Ryan was born at 24 weeks and 3 days after mum Jennifer spent two weeks on strict bed rest. They had no idea what lay ahead but knew the birth was only just the beginning.
This is Jennifer’s story:
“I was 22 weeks pregnant. It was a normal day at home, playing and running after my daughter 2yr daughter Charlie. I grabbed a minute to take a shower and whilst on the toilet, felt something felt wrong. There was no pain, symptoms or warning, but I knew something wasn’t right. Paralysed with fear, I spent the next 20 minutes coaxing Charlie to find my phone and bring it to me so I could call an ambulance.
After reaching the hospital, I was placed on total bed rest, laying slightly elevated. I would stay this way until our baby was born. Our beautiful family gathered around us but as the days went on, my husband had to return to work and Charlie had to attend daycare for the first time. I felt completely helpless and guilty for not being a good mother for my daughter all along knowing that I was doing the right thing for my son. I longed for the daily visits from my family and would cry as soon as they left.
Before our baby was born, all the complications that could arise from his prematurity were explained to us so we knew his birth was only the beginning. 16 days later, Ryan Patrick was born at 24 weeks and 3 days gestation, weighing 648 grams. It was the scariest day of my life. He was baptised the next day at his bedside.
Being discharged from hospital and leaving behind our son was excruciating, yet I was going home to be with my family which I was happy about. I soon learnt the heart-wrenching reality that, what was good for Ryan (being by his side, helping where I could) was not good for Charlie and what was good Charlie (me being at home and giving her full attention) was not good for Ryan. The guilt was thick and heavy.
Weeks went on and every day felt like Groundhog Day. Charlie and I would get up to the hospital early in the morning, come home at lunch for Charlie to have a sleep, then head back up in the afternoon and wait for Stephen to arrive where we’d spend half an hour together as a family. Stephen would have his time with Ryan (after working all day) and I’d take Charlie home to bed. It was utterly exhausting both physically and mentally. It was as though we were robots, simply just getting by.
On Day 19, I was able to hold my son for the very first time. It was incredible. That day gave me a renewed sense of hope that Ryan could make it through.
There were countless sleepless nights and dashes to the hospital in the middle of the night after the dreaded phone calls informing us “He might not make it through”.
Ryan fought off numerous infections, nearly lost his ear and flatlined more times than I could count. But on day 105, we left the hospital with our little miracle.

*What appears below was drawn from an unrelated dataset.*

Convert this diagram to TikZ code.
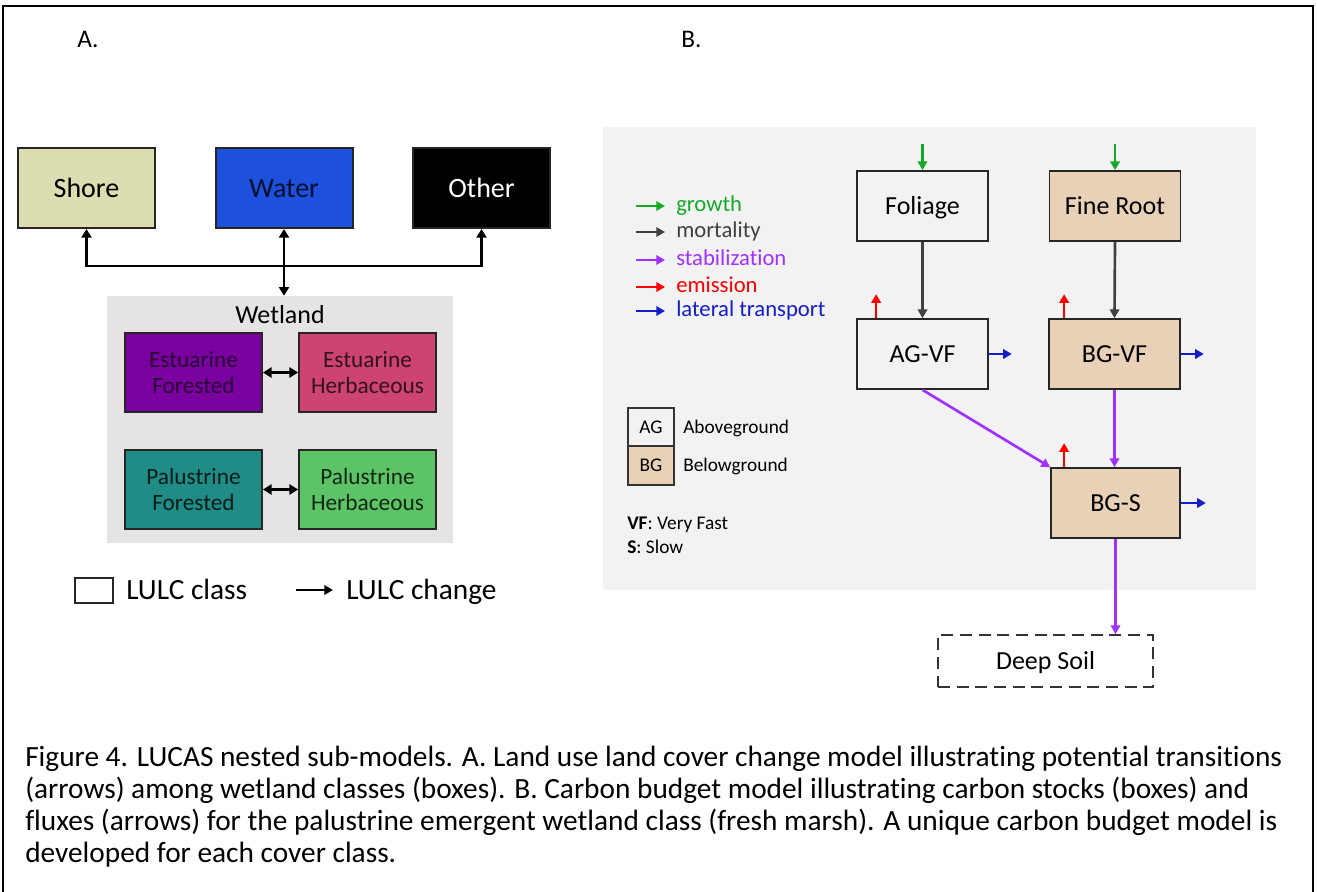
\documentclass[tikz,border=0pt]{standalone}
\usepackage{fontspec}
\setmainfont[Ligatures={NoCommon}]{Carlito}
\usetikzlibrary{arrows.meta}
\def\pxu{0.75pt}
\definecolor{shorec}{RGB}{220,221,176}
\definecolor{waterc}{RGB}{30,80,222}
\definecolor{estfc}{RGB}{122,0,160}
\definecolor{esthc}{RGB}{205,67,115}
\definecolor{palfc}{RGB}{32,140,134}
\definecolor{palhc}{RGB}{92,196,102}
\definecolor{wetbg}{RGB}{229,227,227}
\definecolor{rbg}{RGB}{242,242,242}
\definecolor{tanc}{RGB}{232,209,183}
\definecolor{growc}{RGB}{20,170,40}
\definecolor{mortc}{RGB}{64,64,64}
\definecolor{stabc}{RGB}{160,50,255}
\definecolor{emisc}{RGB}{255,0,0}
\definecolor{latc}{RGB}{20,30,200}
\begin{document}
\begin{tikzpicture}[x=0.75pt,y=-0.75pt,
  lbox/.style={draw=black!85, line width=1.5pt, inner sep=0pt, minimum width=137*\pxu, minimum height=80*\pxu, align=center, text height=14.5pt, text depth=1pt, font=\fontsize{21}{25}\selectfont},
  wbox/.style={draw=black!85, line width=1.3pt, inner sep=0pt, minimum width=137*\pxu, minimum height=79*\pxu, align=center, font=\fontsize{17.5}{20}\selectfont},
  rbox/.style={draw=black!85, line width=1.3pt, inner sep=0pt, minimum width=131*\pxu, minimum height=70*\pxu, align=center, text height=13.6pt, text depth=1pt, font=\fontsize{19.5}{23}\selectfont},
  larr/.style={line width=2.2pt, black, {Triangle[length=6.5pt,width=7.5pt]}-{Triangle[length=6.5pt,width=7.5pt]}},
  rarr/.style={line width=2pt, -{Triangle[length=6.5pt,width=7pt]}},
  legtxt/.style={anchor=base west, inner sep=0pt, font=\fontsize{17}{20}\selectfont},
  captxt/.style={anchor=base west, inner sep=0pt, font=\fontsize{22}{24}\selectfont}
]
\useasboundingbox (0,0) rectangle (1317,892);
% frame
\draw[line width=1.5pt] (3,892) -- (3,6) -- (1313,6) -- (1313,892);
\node[anchor=base west, inner sep=0pt, font=\fontsize{19}{23}\selectfont] (labA) at (77,48) {A.};
\node[anchor=base west, inner sep=0pt, font=\fontsize{19}{23}\selectfont] (labB) at (681,48) {B.};

% ---------- Panel A ----------
\node[lbox, fill=shorec] (shore) at (86.5,188) {Shore};
\node[lbox, fill=waterc, text=black!80!waterc] (water) at (284,188) {Water};
\node[lbox, fill=black, text=white] (other) at (481.5,188) {Other};

\node[fill=wetbg, inner sep=0pt, minimum width=346*\pxu, minimum height=247*\pxu] (wetland) at (280,419.5) {};
\node[inner sep=0pt, font=\fontsize{19.5}{23}\selectfont] (wetlbl) at (280,315) {Wetland};

\node[wbox, fill=estfc, text=black!70!estfc] (estf) at (193.5,372.5) {Estuarine\\Forested};
\node[wbox, fill=esthc, text=black!75!esthc] (esth) at (367.5,372.5) {Estuarine\\Herbaceous};
\node[wbox, fill=palfc, text=black!80!palfc] (palf) at (193.5,489.5) {Palustrine\\Forested};
\node[wbox, fill=palhc, text=black!80!palhc] (palh) at (367.5,489.5) {Palustrine\\Herbaceous};

\draw[larr] (shore.south) -- ++(0,37) -| (other.south);
\draw[larr] (water.south) -- (water.south |- wetland.north);
\draw[larr] (estf.east) -- (esth.west);
\draw[larr] (palf.east) -- (palh.west);

% legend A
\node[draw=black!85, line width=1.5pt, inner sep=0pt, minimum width=38*\pxu, minimum height=25*\pxu] (legbox) at (94,590.5) {};
\node[anchor=base west, inner sep=0pt, font=\fontsize{22}{26}\selectfont] (legclass) at (126,599) {LULC class};
\coordinate (lega1) at (296,590);
\coordinate (lega2) at (333,590);
\draw[line width=2pt, -{Triangle[length=6.5pt,width=7pt]}] (lega1) -- (lega2);
\node[anchor=base west, inner sep=0pt, font=\fontsize{22}{26}\selectfont] (legchange) at (346,599) {LULC change};

% ---------- Panel B ----------
\node[fill=rbg, inner sep=0pt, minimum width=653*\pxu, minimum height=463*\pxu] (rpanel) at (929.5,358.5) {};

% flux legend
\foreach \yy/\cc/\tt [count=\i] in {206/growc/growth, 232/mortc/mortality, 260/stabc/stabilization, 287/emisc/emission, 311/latc/lateral transport}{
  \coordinate (fa\i) at (636,\yy);
  \coordinate (fb\i) at (665,\yy);
  \draw[rarr, \cc] (fa\i) -- (fb\i);
  \node[legtxt, text=\cc] (ft\i) at (676,\yy+5) {\tt};
}

% AG/BG legend
\node[draw=black!80, line width=1pt, fill=rbg, inner sep=0pt, minimum width=46*\pxu, minimum height=38*\pxu, text height=9.5pt, text depth=0.5pt, font=\fontsize{14.5}{17}\selectfont] (agl) at (651,427) {AG};
\node[draw=black!80, line width=1pt, fill=tanc, inner sep=0pt, minimum width=46*\pxu, minimum height=39*\pxu, text height=9.5pt, text depth=0.5pt, font=\fontsize{14.5}{17}\selectfont] (bgl) at (651,465.5) {BG};
\node[anchor=base west, inner sep=0pt, font=\fontsize{14.5}{17}\selectfont] (agt) at (683,433) {Aboveground};
\node[anchor=base west, inner sep=0pt, font=\fontsize{14.5}{17}\selectfont] (bgt) at (683,471) {Belowground};
\node[anchor=base west, inner sep=0pt, font=\fontsize{14.5}{17}\selectfont] (vft) at (627,529) {\textbf{VF}: Very Fast};
\node[anchor=base west, inner sep=0pt, font=\fontsize{14.5}{17}\selectfont] (st) at (627,553) {\textbf{S}: Slow};

% stocks
\node[rbox, fill=rbg] (fol) at (922.5,206) {Foliage};
\node[rbox, fill=tanc] (fine) at (1115,206) {Fine Root};
\node[rbox, fill=rbg] (agvf) at (922.5,354) {AG-VF};
\node[rbox, fill=tanc] (bgvf) at (1114.5,354) {BG-VF};
\node[rbox, fill=tanc, minimum width=129*\pxu] (bgs) at (1115.5,503) {BG-S};
\node[draw=black!80, line width=1.3pt, dash pattern=on 9pt off 5pt, inner sep=0pt, minimum width=215*\pxu, minimum height=52*\pxu, text height=13.6pt, text depth=1pt, font=\fontsize{19.5}{23}\selectfont] (deep) at (1045.5,661) {Deep Soil};

% growth
\draw[rarr, growc] ([yshift=26*\pxu]fol.north) -- (fol.north);
\draw[rarr, growc] ([yshift=26*\pxu]fine.north) -- (fine.north);
% mortality
\draw[rarr, mortc] (fol.south) -- (agvf.north);
\draw[rarr, mortc] (fine.south) -- (bgvf.north);
% emission
\draw[rarr, emisc] ([xshift=20*\pxu]agvf.north west) -- ++(0,-24);
\draw[rarr, emisc] ([xshift=16*\pxu]bgvf.north west) -- ++(0,-24);
\draw[rarr, emisc] ([xshift=14*\pxu]bgs.north west) -- ++(0,-24);
% lateral transport
\draw[rarr, latc] (agvf.east) -- ++(23,0);
\draw[rarr, latc] (bgvf.east) -- ++(23,0);
\draw[rarr, latc] (bgs.east) -- ++(25,0);
% stabilization
\draw[rarr, stabc] (agvf.south) -- (bgs.north west);
\draw[rarr, stabc] (bgvf.south) -- (bgvf.south |- bgs.north);
\draw[rarr, stabc] (bgs.south) -- (bgs.south |- deep.north);

% caption
\node[captxt] (cap1) at (25,766) {Figure 4. LUCAS nested sub-models. A. Land use land cover change model illustrating potential transitions};
\node[captxt] (cap2) at (25,798) {(arrows) among wetland classes (boxes). B. Carbon budget model illustrating carbon stocks (boxes) and};
\node[captxt] (cap3) at (25,830) {fluxes (arrows) for the palustrine emergent wetland class (fresh marsh). A unique carbon budget model is};
\node[captxt] (cap4) at (25,862) {developed for each cover class.};
\end{tikzpicture}
\end{document}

Ryan’s lungs were not being fully developed, so we took him home on oxygen that he needed to be on 24 hours a day, which was scary. Being fully responsible for Ryan at home without the machines and beeps to tell us when he wasn’t breathing correctly was terrifying. He was also still very small (but very cute!)
Ryan is now a healthy, happy, stubborn, and gorgeous 8yr old boy and apart from being a little smaller than his mates at school, he has no ongoing health concerns – which is an absolute miracle! He loves cars, is a total animal lover and is currently obsessed with handball. He is shy, loving and cheeky and more than anything, he is a fighter.
I was inspired to write my children’s book My brother lives in a Box for families with siblings of premature babies in mind. It’s a scary time for the whole family and I wanted to create a story for my own children that connected them through that time of their lives in a way that was fun by turning the scary humidicrib and NICU environment into an adventure. The ‘box’ becomes a place for adventure by becoming a rocket, submarine and more!”